- _GIVEN TASK_: Extract the lines from the start through the line that holds "const LBL_GAP = [1.28, 2.5];", both included, omitting all images.

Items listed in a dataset
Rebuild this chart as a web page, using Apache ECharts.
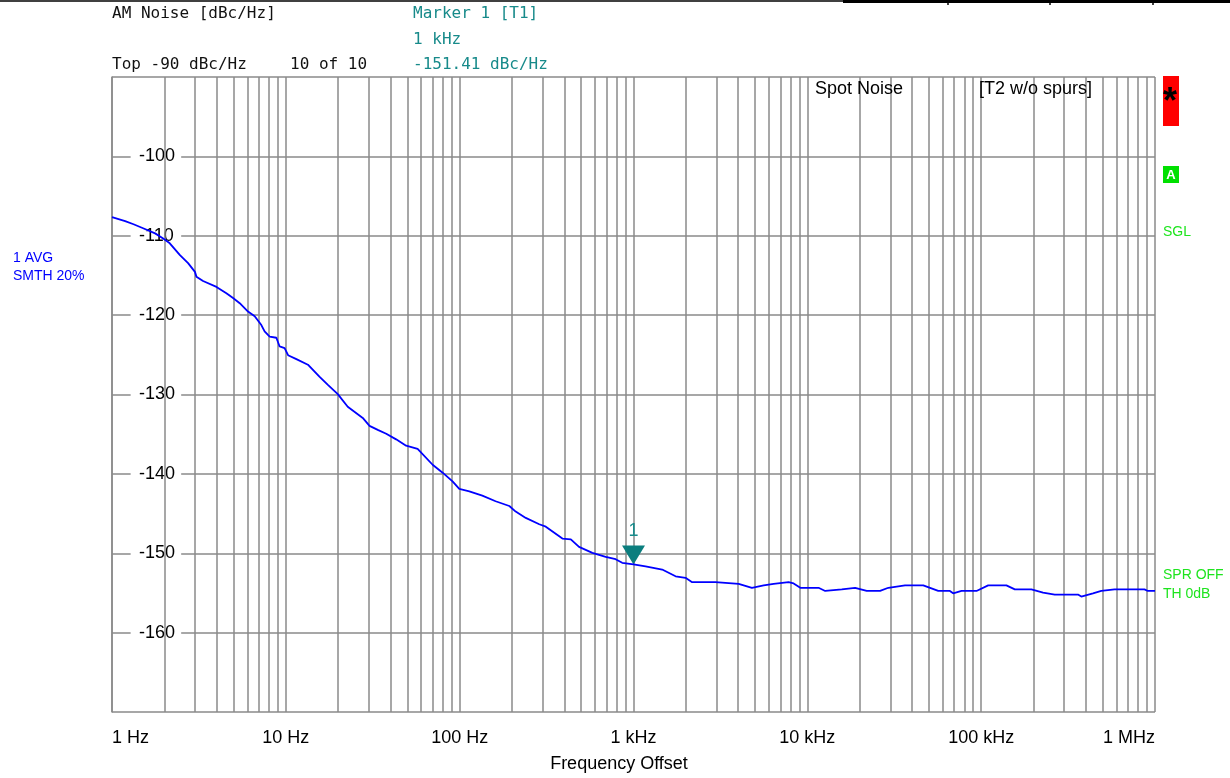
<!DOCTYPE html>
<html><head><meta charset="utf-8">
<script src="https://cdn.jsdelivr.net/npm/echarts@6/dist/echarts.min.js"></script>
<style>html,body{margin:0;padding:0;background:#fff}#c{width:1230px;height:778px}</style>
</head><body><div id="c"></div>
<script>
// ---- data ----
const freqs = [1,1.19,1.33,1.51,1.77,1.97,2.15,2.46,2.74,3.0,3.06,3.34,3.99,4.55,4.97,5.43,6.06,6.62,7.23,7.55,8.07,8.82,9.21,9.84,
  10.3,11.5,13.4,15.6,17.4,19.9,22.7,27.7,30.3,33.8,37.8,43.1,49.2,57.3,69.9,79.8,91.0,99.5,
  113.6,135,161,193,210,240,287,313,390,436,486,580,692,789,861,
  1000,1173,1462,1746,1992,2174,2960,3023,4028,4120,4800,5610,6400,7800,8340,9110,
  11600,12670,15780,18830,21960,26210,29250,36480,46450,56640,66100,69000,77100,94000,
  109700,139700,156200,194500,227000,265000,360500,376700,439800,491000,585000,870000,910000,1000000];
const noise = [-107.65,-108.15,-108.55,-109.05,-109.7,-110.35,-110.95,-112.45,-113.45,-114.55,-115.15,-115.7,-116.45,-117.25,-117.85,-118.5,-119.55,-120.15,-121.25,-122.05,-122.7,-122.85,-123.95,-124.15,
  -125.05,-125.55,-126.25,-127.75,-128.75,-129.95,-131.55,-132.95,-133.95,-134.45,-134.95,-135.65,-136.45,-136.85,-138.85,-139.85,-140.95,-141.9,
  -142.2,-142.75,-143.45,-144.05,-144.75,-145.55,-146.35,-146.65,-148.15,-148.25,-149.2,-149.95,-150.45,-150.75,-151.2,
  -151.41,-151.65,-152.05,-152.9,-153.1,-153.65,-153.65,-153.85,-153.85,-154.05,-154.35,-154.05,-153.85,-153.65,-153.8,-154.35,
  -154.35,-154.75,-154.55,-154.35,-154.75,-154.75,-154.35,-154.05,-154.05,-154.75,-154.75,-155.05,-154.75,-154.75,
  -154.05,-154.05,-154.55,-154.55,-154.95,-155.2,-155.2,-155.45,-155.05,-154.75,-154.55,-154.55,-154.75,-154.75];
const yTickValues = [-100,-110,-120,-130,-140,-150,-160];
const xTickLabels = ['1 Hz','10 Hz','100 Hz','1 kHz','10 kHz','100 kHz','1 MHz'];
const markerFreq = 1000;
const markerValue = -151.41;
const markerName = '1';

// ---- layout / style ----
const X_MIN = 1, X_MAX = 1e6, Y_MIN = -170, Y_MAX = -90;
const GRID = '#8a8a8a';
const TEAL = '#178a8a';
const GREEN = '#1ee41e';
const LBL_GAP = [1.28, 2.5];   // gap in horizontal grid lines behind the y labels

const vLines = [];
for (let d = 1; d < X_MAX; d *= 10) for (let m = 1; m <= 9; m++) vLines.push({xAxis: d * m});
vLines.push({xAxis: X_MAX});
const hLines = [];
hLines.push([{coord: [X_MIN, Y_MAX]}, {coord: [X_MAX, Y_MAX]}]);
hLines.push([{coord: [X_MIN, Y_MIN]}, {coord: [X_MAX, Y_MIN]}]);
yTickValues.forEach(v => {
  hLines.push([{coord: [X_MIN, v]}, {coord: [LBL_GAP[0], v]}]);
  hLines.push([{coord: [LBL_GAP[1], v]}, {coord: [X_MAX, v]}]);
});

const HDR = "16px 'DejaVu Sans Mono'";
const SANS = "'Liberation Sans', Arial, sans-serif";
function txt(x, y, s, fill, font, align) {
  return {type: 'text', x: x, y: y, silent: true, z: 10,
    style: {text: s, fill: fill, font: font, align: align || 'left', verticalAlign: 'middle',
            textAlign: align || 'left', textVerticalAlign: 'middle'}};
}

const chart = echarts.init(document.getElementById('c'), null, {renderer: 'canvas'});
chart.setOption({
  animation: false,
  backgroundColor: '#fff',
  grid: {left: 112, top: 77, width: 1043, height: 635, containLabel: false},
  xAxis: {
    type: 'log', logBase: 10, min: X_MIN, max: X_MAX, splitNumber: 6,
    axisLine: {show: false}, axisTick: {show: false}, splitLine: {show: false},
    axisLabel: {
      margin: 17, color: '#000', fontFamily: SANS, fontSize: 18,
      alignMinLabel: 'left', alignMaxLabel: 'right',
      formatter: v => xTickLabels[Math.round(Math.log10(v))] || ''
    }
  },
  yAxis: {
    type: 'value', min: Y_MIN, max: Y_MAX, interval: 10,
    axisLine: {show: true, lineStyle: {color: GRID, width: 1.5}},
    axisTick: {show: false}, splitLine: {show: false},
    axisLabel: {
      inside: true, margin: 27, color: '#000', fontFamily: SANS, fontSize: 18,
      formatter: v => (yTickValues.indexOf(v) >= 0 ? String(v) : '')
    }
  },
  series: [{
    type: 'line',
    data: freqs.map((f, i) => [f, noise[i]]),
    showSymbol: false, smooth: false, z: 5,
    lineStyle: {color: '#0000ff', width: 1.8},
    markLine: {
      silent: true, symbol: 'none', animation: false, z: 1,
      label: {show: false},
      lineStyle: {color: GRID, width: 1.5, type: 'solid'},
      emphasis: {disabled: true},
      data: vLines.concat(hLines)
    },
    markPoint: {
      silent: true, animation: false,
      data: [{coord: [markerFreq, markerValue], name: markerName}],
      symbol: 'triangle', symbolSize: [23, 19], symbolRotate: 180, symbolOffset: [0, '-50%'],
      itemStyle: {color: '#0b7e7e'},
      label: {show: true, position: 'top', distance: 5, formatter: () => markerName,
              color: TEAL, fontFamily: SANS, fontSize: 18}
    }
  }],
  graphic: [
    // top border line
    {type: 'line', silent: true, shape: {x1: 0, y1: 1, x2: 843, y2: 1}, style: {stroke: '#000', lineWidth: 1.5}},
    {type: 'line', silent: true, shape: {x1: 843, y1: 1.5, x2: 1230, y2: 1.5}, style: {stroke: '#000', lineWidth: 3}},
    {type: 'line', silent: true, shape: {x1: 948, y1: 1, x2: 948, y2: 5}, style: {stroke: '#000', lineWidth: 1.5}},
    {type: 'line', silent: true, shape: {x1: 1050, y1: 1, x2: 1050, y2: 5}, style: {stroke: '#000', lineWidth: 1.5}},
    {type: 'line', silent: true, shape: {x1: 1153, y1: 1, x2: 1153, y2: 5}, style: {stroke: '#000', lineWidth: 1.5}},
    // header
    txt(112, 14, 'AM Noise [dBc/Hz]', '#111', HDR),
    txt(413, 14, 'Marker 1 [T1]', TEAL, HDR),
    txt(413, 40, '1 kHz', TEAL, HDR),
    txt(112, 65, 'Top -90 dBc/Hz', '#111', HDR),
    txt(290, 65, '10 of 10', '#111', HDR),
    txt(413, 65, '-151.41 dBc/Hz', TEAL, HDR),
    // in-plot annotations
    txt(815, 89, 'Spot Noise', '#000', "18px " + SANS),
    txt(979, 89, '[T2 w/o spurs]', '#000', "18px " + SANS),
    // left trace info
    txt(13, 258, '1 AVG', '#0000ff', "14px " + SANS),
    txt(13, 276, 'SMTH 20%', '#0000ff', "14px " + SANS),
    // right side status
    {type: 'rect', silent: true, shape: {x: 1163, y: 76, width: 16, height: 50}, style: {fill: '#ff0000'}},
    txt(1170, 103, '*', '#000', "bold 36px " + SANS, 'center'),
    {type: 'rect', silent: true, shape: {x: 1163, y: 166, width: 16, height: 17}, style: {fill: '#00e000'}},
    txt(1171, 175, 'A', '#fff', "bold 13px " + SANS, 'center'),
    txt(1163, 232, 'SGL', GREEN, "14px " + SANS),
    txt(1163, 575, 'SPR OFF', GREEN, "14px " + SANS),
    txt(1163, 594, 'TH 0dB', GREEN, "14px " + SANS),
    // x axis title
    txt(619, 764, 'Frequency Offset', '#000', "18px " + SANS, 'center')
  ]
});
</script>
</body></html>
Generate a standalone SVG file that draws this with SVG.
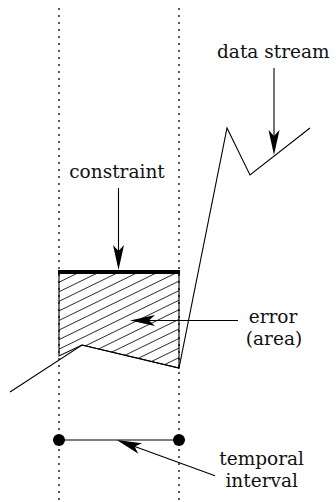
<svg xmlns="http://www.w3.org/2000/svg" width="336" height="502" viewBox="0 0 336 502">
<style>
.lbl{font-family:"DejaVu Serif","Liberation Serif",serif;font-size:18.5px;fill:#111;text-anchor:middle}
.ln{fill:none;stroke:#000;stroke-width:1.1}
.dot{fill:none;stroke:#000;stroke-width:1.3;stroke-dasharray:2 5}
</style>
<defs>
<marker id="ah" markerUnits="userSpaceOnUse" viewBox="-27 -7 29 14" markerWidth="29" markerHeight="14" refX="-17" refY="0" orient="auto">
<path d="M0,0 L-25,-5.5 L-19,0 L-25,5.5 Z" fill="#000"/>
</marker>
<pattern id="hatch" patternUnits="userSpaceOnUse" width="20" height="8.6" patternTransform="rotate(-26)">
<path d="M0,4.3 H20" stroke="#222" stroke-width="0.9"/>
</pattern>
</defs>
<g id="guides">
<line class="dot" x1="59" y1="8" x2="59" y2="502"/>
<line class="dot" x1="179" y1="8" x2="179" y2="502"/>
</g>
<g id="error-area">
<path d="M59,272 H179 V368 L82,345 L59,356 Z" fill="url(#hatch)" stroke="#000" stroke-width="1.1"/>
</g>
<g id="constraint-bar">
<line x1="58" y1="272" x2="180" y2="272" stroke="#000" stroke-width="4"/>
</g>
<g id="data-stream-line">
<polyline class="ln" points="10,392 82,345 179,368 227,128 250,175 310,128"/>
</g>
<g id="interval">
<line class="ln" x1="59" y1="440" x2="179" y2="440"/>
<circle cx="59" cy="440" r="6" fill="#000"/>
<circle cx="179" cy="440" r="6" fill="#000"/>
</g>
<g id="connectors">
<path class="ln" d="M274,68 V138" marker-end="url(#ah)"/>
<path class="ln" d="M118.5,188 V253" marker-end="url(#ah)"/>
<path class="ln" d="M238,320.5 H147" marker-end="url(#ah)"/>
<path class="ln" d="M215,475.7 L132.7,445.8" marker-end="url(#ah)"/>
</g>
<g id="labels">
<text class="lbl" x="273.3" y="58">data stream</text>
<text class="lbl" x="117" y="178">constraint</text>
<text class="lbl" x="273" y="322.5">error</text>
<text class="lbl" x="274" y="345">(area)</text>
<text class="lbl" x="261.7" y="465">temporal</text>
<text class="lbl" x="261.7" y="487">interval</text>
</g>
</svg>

- _EXERCISE SOLUTION_:
Rebuild this chart as a web page, using Apache ECharts.
<!DOCTYPE html>
<html><head><meta charset="utf-8">
<script src="https://cdn.jsdelivr.net/npm/echarts@6/dist/echarts.min.js"></script>
<style>html,body{margin:0;padding:0;background:#fff}#c{width:1230px;height:778px}</style>
</head><body><div id="c"></div>
<script>
// ---- data ----
const freqs = [1,1.19,1.33,1.51,1.77,1.97,2.15,2.46,2.74,3.0,3.06,3.34,3.99,4.55,4.97,5.43,6.06,6.62,7.23,7.55,8.07,8.82,9.21,9.84,
  10.3,11.5,13.4,15.6,17.4,19.9,22.7,27.7,30.3,33.8,37.8,43.1,49.2,57.3,69.9,79.8,91.0,99.5,
  113.6,135,161,193,210,240,287,313,390,436,486,580,692,789,861,
  1000,1173,1462,1746,1992,2174,2960,3023,4028,4120,4800,5610,6400,7800,8340,9110,
  11600,12670,15780,18830,21960,26210,29250,36480,46450,56640,66100,69000,77100,94000,
  109700,139700,156200,194500,227000,265000,360500,376700,439800,491000,585000,870000,910000,1000000];
const noise = [-107.65,-108.15,-108.55,-109.05,-109.7,-110.35,-110.95,-112.45,-113.45,-114.55,-115.15,-115.7,-116.45,-117.25,-117.85,-118.5,-119.55,-120.15,-121.25,-122.05,-122.7,-122.85,-123.95,-124.15,
  -125.05,-125.55,-126.25,-127.75,-128.75,-129.95,-131.55,-132.95,-133.95,-134.45,-134.95,-135.65,-136.45,-136.85,-138.85,-139.85,-140.95,-141.9,
  -142.2,-142.75,-143.45,-144.05,-144.75,-145.55,-146.35,-146.65,-148.15,-148.25,-149.2,-149.95,-150.45,-150.75,-151.2,
  -151.41,-151.65,-152.05,-152.9,-153.1,-153.65,-153.65,-153.85,-153.85,-154.05,-154.35,-154.05,-153.85,-153.65,-153.8,-154.35,
  -154.35,-154.75,-154.55,-154.35,-154.75,-154.75,-154.35,-154.05,-154.05,-154.75,-154.75,-155.05,-154.75,-154.75,
  -154.05,-154.05,-154.55,-154.55,-154.95,-155.2,-155.2,-155.45,-155.05,-154.75,-154.55,-154.55,-154.75,-154.75];
const yTickValues = [-100,-110,-120,-130,-140,-150,-160];
const xTickLabels = ['1 Hz','10 Hz','100 Hz','1 kHz','10 kHz','100 kHz','1 MHz'];
const markerFreq = 1000;
const markerValue = -151.41;
const markerName = '1';

// ---- layout / style ----
const X_MIN = 1, X_MAX = 1e6, Y_MIN = -170, Y_MAX = -90;
const GRID = '#8a8a8a';
const TEAL = '#178a8a';
const GREEN = '#1ee41e';
const LBL_GAP = [1.28, 2.5];   // gap in horizontal grid lines behind the y labels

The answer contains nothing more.